Ein Arbeitszeugnis in der Schweiz ist ein entscheidendes Dokument für die weitere Karriere. Es ist weit mehr als eine formelle Bestätigung der Anstellung; es ist eine detaillierte Leistungsbeurteilung, deren Sprache oft subtil und verschlüsselt ist. Wer die versteckten Botschaften nicht versteht, kann die wahren Aussagen über die eigene Arbeitsleistung leicht übersehen.
Nach Artikel 330a des Schweizer Obligationenrechts (OR) hat jeder Arbeitnehmer bei Beendigung des Arbeitsverhältnisses Anspruch auf ein Arbeitszeugnis. Es muss zwei zentrale Kriterien erfüllen: die Wahrheitspflicht und die Wohlwollenspflicht. Diese beiden oft widersprüchlichen Anforderungen haben zur Entwicklung einer speziellen "Zeugnissprache" geführt, die es dem Arbeitgeber ermöglicht, kritische Punkte diplomatisch zu verpacken, ohne sich strafbar zu machen.
Man unterscheidet zwischen zwei Arten von Zeugnissen:
Einfaches Arbeitszeugnis: Bestätigt lediglich die Dauer und Art des Arbeitsverhältnisses.
Qualifiziertes Arbeitszeugnis: Enthält zusätzlich eine detaillierte Beurteilung von Leistung und Verhalten des Mitarbeiters. Dieses Zeugnis ist in der Praxis der Standard.

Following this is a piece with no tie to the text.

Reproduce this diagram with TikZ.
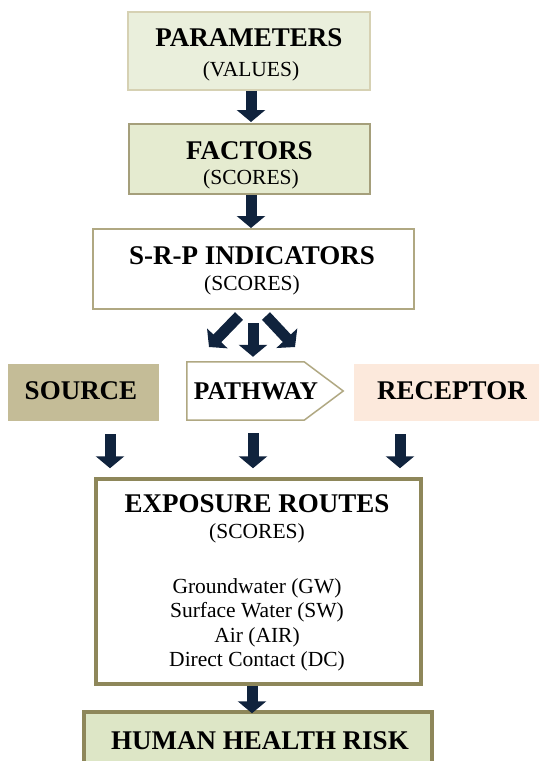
\documentclass[tikz,border=0pt]{standalone}
\usepackage{fontspec}
\setmainfont{Liberation Serif}
\usetikzlibrary{arrows.meta,calc}
\definecolor{arrowblue}{HTML}{10233D}
\definecolor{paramfill}{HTML}{EAEFDC}
\definecolor{paramline}{HTML}{D6D1B3}
\definecolor{factfill}{HTML}{E5EBD0}
\definecolor{oliveline}{HTML}{8E875A}
\definecolor{tanline}{HTML}{B0A882}
\definecolor{sourcefill}{HTML}{C4BC97}
\definecolor{recfill}{HTML}{FCE9DC}
\definecolor{riskfill}{HTML}{DDE6C6}

\begin{document}
\begin{tikzpicture}[x=1pt,y=-1pt,
    box/.style={rectangle, inner sep=0pt},
    ttl/.style={anchor=base, font=\fontsize{27}{30}\selectfont\bfseries},
    sub/.style={anchor=base, font=\fontsize{21.5}{24}\selectfont},
    blk/.style={draw=arrowblue, line width=11pt, -{Triangle[width=28pt,length=12pt]}}]
    \clip (0,0) rectangle (539,761);
    \fill[white] (0,0) rectangle (539,761);
    % boxes
    \node[box, draw=paramline, line width=1.5pt, fill=paramfill, minimum width=242, minimum height=78] (param) at (249,51) {};
    \node[box, draw=oliveline!80, line width=2pt, fill=factfill, minimum width=241, minimum height=70] (fact) at (249.5,159) {};
    \node[box, draw=tanline, line width=2pt, fill=white, minimum width=321, minimum height=80] (srp) at (253.5,269) {};
    \node[box, fill=sourcefill, minimum width=151, minimum height=57] (source) at (83.5,392.5) {};
    \node[box, minimum width=117, minimum height=58] (path) at (245.5,391) {};
    \draw[tanline, line width=1.5pt] (path.north west) -- (path.north east) -- ($(path.east)+(39,0)$) -- (path.south east) -- (path.south west) -- cycle;
    \node[box, fill=recfill, minimum width=190, minimum height=57] (rec) at (449,392.5) {};
    \node[box, draw=oliveline, line width=3.5pt, fill=white, minimum width=325, minimum height=205] (expo) at (258.5,581.5) {};
    \node[box, draw=oliveline, line width=3.5pt, fill=riskfill, minimum width=348, minimum height=68] (risk) at (258,746) {};
    % texts
    \node[ttl] (paramT) at (249,46) {PARAMETERS};
    \node[sub] (paramS) at (251,76) {(VALUES)};
    \node[ttl] (factT) at (249.5,159) {FACTORS};
    \node[sub] (factS) at (251,184) {(SCORES)};
    \node[ttl] (srpT) at (252,264) {S-R-P INDICATORS};
    \node[sub] (srpS) at (252,290) {(SCORES)};
    \node[ttl] (sourceT) at (81,399) {SOURCE};
    \node[ttl, font=\fontsize{25.5}{28}\selectfont\bfseries] (pathT) at (256,399) {PATHWAY};
    \node[ttl] (recT) at (452,399) {RECEPTOR};
    \node[ttl] (expoT) at (257,512) {EXPOSURE ROUTES};
    \node[sub] (expoS) at (257,538) {(SCORES)};
    \node[sub] (gw) at (257,593) {Groundwater (GW)};
    \node[sub] (sw) at (257,617.5) {Surface Water (SW)};
    \node[sub] (air) at (257,642) {Air (AIR)};
    \node[sub] (dc) at (257,666.5) {Direct Contact (DC)};
    \node[ttl] (riskT) at (260,749) {HUMAN HEALTH RISK};
    % arrows
    \coordinate (srcTail) at (239,316);
    \coordinate (srcTip) at (209,347);
    \coordinate (recTail) at (266,316);
    \coordinate (recTip) at (295,347);
    \draw[blk, shorten >=1pt] (251,0 |- param.south) -- (251,0 |- fact.north);
    \draw[blk] (251,0 |- fact.south) -- (251,0 |- srp.north);
    \draw[blk, shorten <=13pt, shorten >=5pt] (253,0 |- srp.south) -- (253,0 |- path.north);
    \draw[blk] (srcTail) -- (srcTip);
    \draw[blk] (recTail) -- (recTip);
    \draw[blk, shorten <=13pt, shorten >=9pt] (110,0 |- source.south) -- (110,0 |- expo.north);
    \draw[blk, shorten <=13pt, shorten >=9pt] (253,0 |- path.south) -- (253,0 |- expo.north);
    \draw[blk, shorten <=13pt, shorten >=9pt] (400,0 |- rec.south) -- (400,0 |- expo.north);
    \draw[blk, shorten >=-3pt] (252,0 |- expo.south) -- (252,0 |- risk.north);
\end{tikzpicture}
\end{document}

Die Beurteilung der Leistung ist oft in standardisierten Formulierungen versteckt, die einer geheimen Notenskala ähneln.
Note 6 (Ausgezeichnet):
"Er/Sie hat die Aufgaben stets zu unserer vollsten Zufriedenheit erledigt."
"Die Leistungen waren ausserordentlich gut."
Note 5 (Sehr gut):
"Er/Sie hat die Aufgaben stets zu unserer vollen Zufriedenheit erledigt."
"Er/Sie hat die Erwartungen in jeder Hinsicht erfüllt."
Note 4 (Befriedigend):
"Er/Sie hat die Aufgaben zu unserer vollen Zufriedenheit erledigt."
"Er/Sie hat die Erwartungen erfüllt."
Note 3 (Ausreichend):
"Er/Sie hat die Aufgaben zu unserer Zufriedenheit erledigt."
Note 2 (Mangelhaft):
"Er/Sie hat sich bemüht, die Aufgaben zu erledigen."
"Er/Sie hat die Aufgaben nach bestem Wissen und Gewissen erledigt." (Dieser Satz kann bedeuten, dass das Wissen oder Gewissen mangelhaft war.)
Note 1 (Ungenügend):
"Er/Sie hat die ihm/ihr übertragene Arbeit ausgeführt." (Ohne jegliche positive Bewertung.)
Neben der Leistungsbeurteilung gibt es weitere subtile Hinweise, die das Verhalten und die Eignung des Mitarbeiters beurteilen.
Wenn Sie das Gefühl haben, dass Ihr Arbeitszeugnis unfair ist, haben Sie das Recht, eine Korrektur zu verlangen. In der Schweiz können Sie vom Arbeitgeber die Berichtigung verlangen. Sollte der Arbeitgeber sich weigern, kann der Fall vor einem Friedensrichter oder Schlichtungsgericht verhandelt werden. Es ist ratsam, das Zeugnis von einem Fachanwalt für Arbeitsrecht prüfen zu lassen, bevor Sie weitere Schritte einleiten.
Fazit: Die Interpretation eines Schweizer Arbeitszeugnisses ist eine Kunst, die über das reine Lesen der Worte hinausgeht. Wer die subtilen Codes versteht, kann die wahren Botschaften entschlüsseln und fundierte Entscheidungen treffen. Ein aussagekräftiges und positives Zeugnis ist in der Schweiz ein Schlüssel zum beruflichen Erfolg und sollte daher sorgfältig geprüft werden.